Ogilvy tees off during the second round of the 2011 Masters.
Don't worry, there's no big conspiracy going on. PGA Tour players look at golf courses the same way most people look at them. They like layouts where they tend to play well, maybe even more than the average golfer does. For amateurs the venue doesn't have quite the same effect on their ability to enjoy the day. What they shoot doesn't mean quite as much.
Likewise, it's hard for even a top pro to fall in love with a course he has trouble scoring on. Look at Lee Trevino. He always had issues with Augusta National, and he was one of the best players of all time. So, generally speaking, players look at courses through glasses of whatever tint matches their ability to perform.
Then again, many tour pros don't care where we play. Give us smooth greens and prize money, and we'll like any course. In fact, I'd estimate that almost half the tour membership wonders what other guys are talking about when they criticize--or praise--a particular course. They don't know what the fuss is about.
Most of the course commentary I hear is negative. Speaking to the media, players are capable of subtlety in their criticism or praise, but in the locker room any analysis is invariably brutal. The fairways are too narrow. The rough is too long. The bunkers are too deep. The sand is too soft. The par 3s are too long. Rarely do I hear players say a course is too easy.
A lot of pros play for a basic reason: They like smashing a ball farther or straighter than the next guy. Many of them never get past that, which is part of why they become great golfers. They work on how to be better than everyone else, and the course is merely where that happens. It's part of their equipment, like a club or a ball. But the course's design doesn't interest them.
When I get to a really bad course, I invariably revert to that same primal instinct. I focus on nothing other than scoring. I divorce myself from the surroundings. In contrast, when I'm engaged by where I am, I enjoy the experience more.
As for the PGA Tour, the older courses tend to be the best. They just are. Unfortunately, most events are played on courses built between 1960 and 1995. I'm not sure history will be too kind to that era. The courses that came out well in Golf World's survey--Riviera, Aronimink, Colonial, Pebble Beach and Augusta National--are at least middle-aged.
Not too much of the survey came as a surprise to me. It's not that I necessarily know what is great and what is not, but I know which courses the players talk about the most. For example, no one gets to the WGC-Accenture Match Play Championship and says, "what a joke Riviera was last week." Everyone loves it. But the week after other events you hear plenty of, "What a joke that course is. I'm never going back."
The quality of the courses is so much more important than the powers-that-be seem to think. If we took every tour event to a truly great course, the play would be more attractive to watch and the product would be better. And, in time, golf would be a bigger sport than it is now.

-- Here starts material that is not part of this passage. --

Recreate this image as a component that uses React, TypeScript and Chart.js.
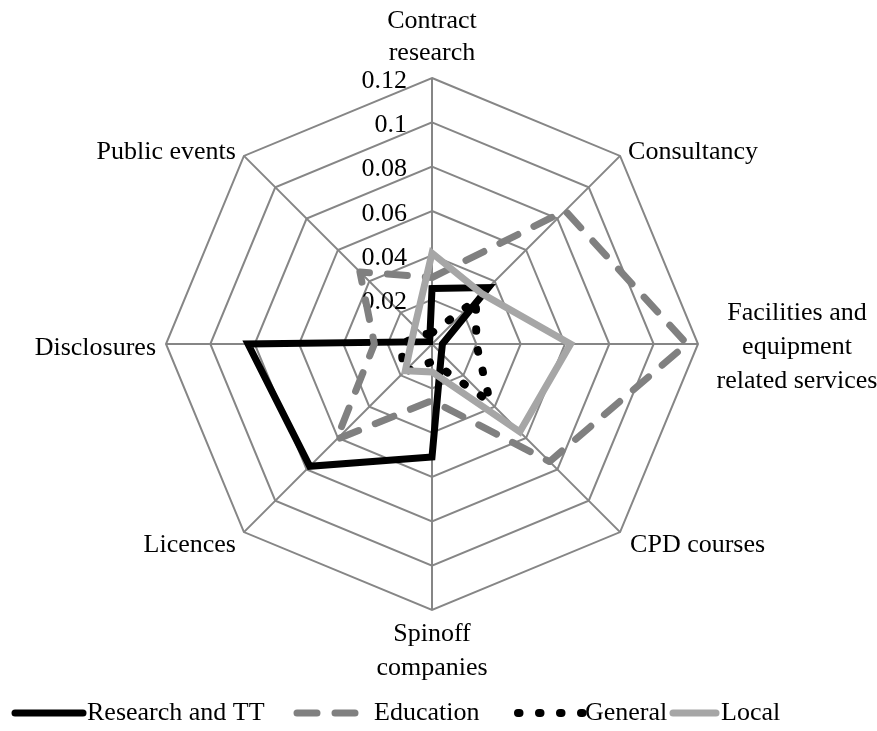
import React, { useEffect, useRef } from 'react';
import { Chart, registerables } from 'chart.js';

Chart.register(...registerables);

// ---- data ----
const CATEGORIES: string[][] = [
  ['Contract', 'research'],
  ['Consultancy'],
  ['Facilities and', 'equipment', 'related services'],
  ['CPD courses'],
  ['Spinoff', 'companies'],
  ['Licences'],
  ['Disclosures'],
  ['Public events'],
];

const SERIES_NAMES = ['Research and TT', 'Education', 'General', 'Local'];

const RESEARCH_TT = [0.025, 0.036, 0.0047, 0.006, 0.051, 0.078, 0.083, 0.0015];
const EDUCATION = [0.030, 0.085, 0.115, 0.075, 0.0255, 0.061, 0.026, 0.046];
const GENERAL = [0.005, 0.028, 0.020, 0.037, 0.008, 0.018, 0.014, 0.006];
const LOCAL = [0.041, 0.032, 0.0625, 0.056, 0.0126, 0.017, 0.0095, 0.011];

const TICK_VALUES = [0.02, 0.04, 0.06, 0.08, 0.1, 0.12];
const TICK_LABELS = ['0.02', '0.04', '0.06', '0.08', '0.1', '0.12'];

const FONT = '26px "Liberation Serif", "Times New Roman", serif';

// label placement relative to the outer vertex of each spoke
const POINT_LABEL_LAYOUT = [
  { align: 'center', dx: 0, dy: -57, lh: 32 },
  { align: 'left', dx: 8, dy: -4, lh: 32 },
  { align: 'center', dx: 99, dy: -31, lh: 34 },
  { align: 'left', dx: 10, dy: 13, lh: 32 },
  { align: 'center', dx: 0, dy: 24, lh: 34 },
  { align: 'right', dx: -8, dy: 13, lh: 32 },
  { align: 'right', dx: -10, dy: 4, lh: 32 },
  { align: 'right', dx: -8, dy: -4, lh: 32 },
];

const LEGEND_LAYOUT = [
  { x0: 15, x1: 83, tx: 87 },
  { x0: 297, x1: 364, tx: 374 },
  { x0: 518, x1: 584, tx: 585 },
  { x0: 673, x1: 716, tx: 721 },
];
const LEGEND_Y = 713;

const customText = {
  id: 'customText',
  beforeDatasetsDraw(chart: any) {
    const scale = chart.scales.r;
    const ctx = chart.ctx;
    ctx.save();
    ctx.font = FONT;
    ctx.fillStyle = '#000';
    ctx.textAlign = 'right';
    ctx.textBaseline = 'middle';
    TICK_VALUES.forEach((v, i) => {
      const d = scale.getDistanceFromCenterForValue(v);
      ctx.fillText(TICK_LABELS[i], scale.xCenter - 25, scale.yCenter - d + 3);
    });
    ctx.restore();
  },
  afterDraw(chart: any) {
    const scale = chart.scales.r;
    const ctx = chart.ctx;
    ctx.save();
    ctx.font = FONT;
    ctx.fillStyle = '#000';
    ctx.textBaseline = 'middle';
    const outer = scale.getDistanceFromCenterForValue(scale.max);
    CATEGORIES.forEach((lines, i) => {
      const p = scale.getPointPosition(i, outer);
      const l = POINT_LABEL_LAYOUT[i];
      ctx.textAlign = l.align;
      lines.forEach((t, j) => {
        ctx.fillText(t, p.x + l.dx, p.y + l.dy + j * l.lh);
      });
    });
    // legend
    chart.data.datasets.forEach((ds: any, i: number) => {
      const L = LEGEND_LAYOUT[i];
      ctx.save();
      ctx.strokeStyle = ds.borderColor;
      ctx.lineWidth = ds.borderWidth;
      ctx.lineCap = 'round';
      ctx.setLineDash(ds.borderDash || []);
      ctx.beginPath();
      ctx.moveTo(L.x0, LEGEND_Y);
      ctx.lineTo(L.x1, LEGEND_Y);
      ctx.stroke();
      ctx.restore();
      ctx.textAlign = 'left';
      ctx.fillText(ds.label, L.tx, LEGEND_Y);
    });
    ctx.restore();
  },
};

export default function App() {
  const ref = useRef<HTMLCanvasElement | null>(null);
  useEffect(() => {
    if (!ref.current) return;
    const chart = new Chart(ref.current, {
      type: 'radar',
      data: {
        labels: CATEGORIES.map((c) => c.join(' ')),
        datasets: [
          {
            label: SERIES_NAMES[0],
            data: RESEARCH_TT,
            borderColor: '#000000',
            borderWidth: 7,
            fill: false,
            pointRadius: 0,
            borderJoinStyle: 'miter',
            order: 4,
          },
          {
            label: SERIES_NAMES[1],
            data: EDUCATION,
            borderColor: '#808080',
            borderWidth: 7,
            borderDash: [20, 18],
            borderCapStyle: 'round',
            borderJoinStyle: 'round',
            fill: false,
            pointRadius: 0,
            order: 3,
          },
          {
            label: SERIES_NAMES[2],
            data: GENERAL,
            borderColor: '#000000',
            borderWidth: 8,
            borderDash: [1.5, 19.5],
            borderCapStyle: 'round',
            fill: false,
            pointRadius: 0,
            order: 2,
          },
          {
            label: SERIES_NAMES[3],
            data: LOCAL,
            borderColor: '#a6a6a6',
            borderWidth: 7,
            fill: false,
            pointRadius: 0,
            borderJoinStyle: 'miter',
            order: 1,
          },
        ],
      } as any,
      options: {
        responsive: false,
        animation: false,
        layout: { padding: { left: 166, top: 78, right: 179, bottom: 121 } },
        plugins: { legend: { display: false }, tooltip: { enabled: false } },
        elements: { line: { tension: 0 }, point: { radius: 0 } },
        scales: {
          r: {
            min: 0,
            max: 0.12,
            ticks: { display: false, stepSize: 0.02 },
            grid: { color: '#868686', lineWidth: 2 },
            angleLines: { color: '#868686', lineWidth: 2 },
            pointLabels: { display: false },
          },
        },
      } as any,
      plugins: [customText],
    });
    return () => chart.destroy();
  }, []);
  return (
    <canvas
      ref={ref}
      width={877}
      height={731}
      style={{ position: 'absolute', left: 0, top: 0, background: '#fff' }}
    />
  );
}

If you're talking branding or product or entertainment value, the golf course is so underestimated.
I'm not sure there are many people in powerful positions who fully appreciate how much more interesting golf is when it is played on a great course--or how much better their leader boards would be. If the tour went to St. Andrews, Augusta National, Cypress Point, Royal Melbourne, Shinnecock Hills, Chicago GC and Merion every week, the finishing order would closely resemble the World Ranking. But if you go to courses that take away the advantages enjoyed by the truly great players--superior shot-making, imagination, strategy, flair--and bring them back to the pack, you get dodgy winners, odd results and strange leader boards.
The weird thing is we have a high-profile tournament that clearly illustrates my point. It is the perfect model. Think about it: Almost every year the Masters identifies the very best players and is, in the process, the most entertaining event. If you polled every golfer in the world, most would say it's their favorite event to watch on television.
There's no good reason why the PGA Tour can't be like that every week. All we have to do is play on better courses.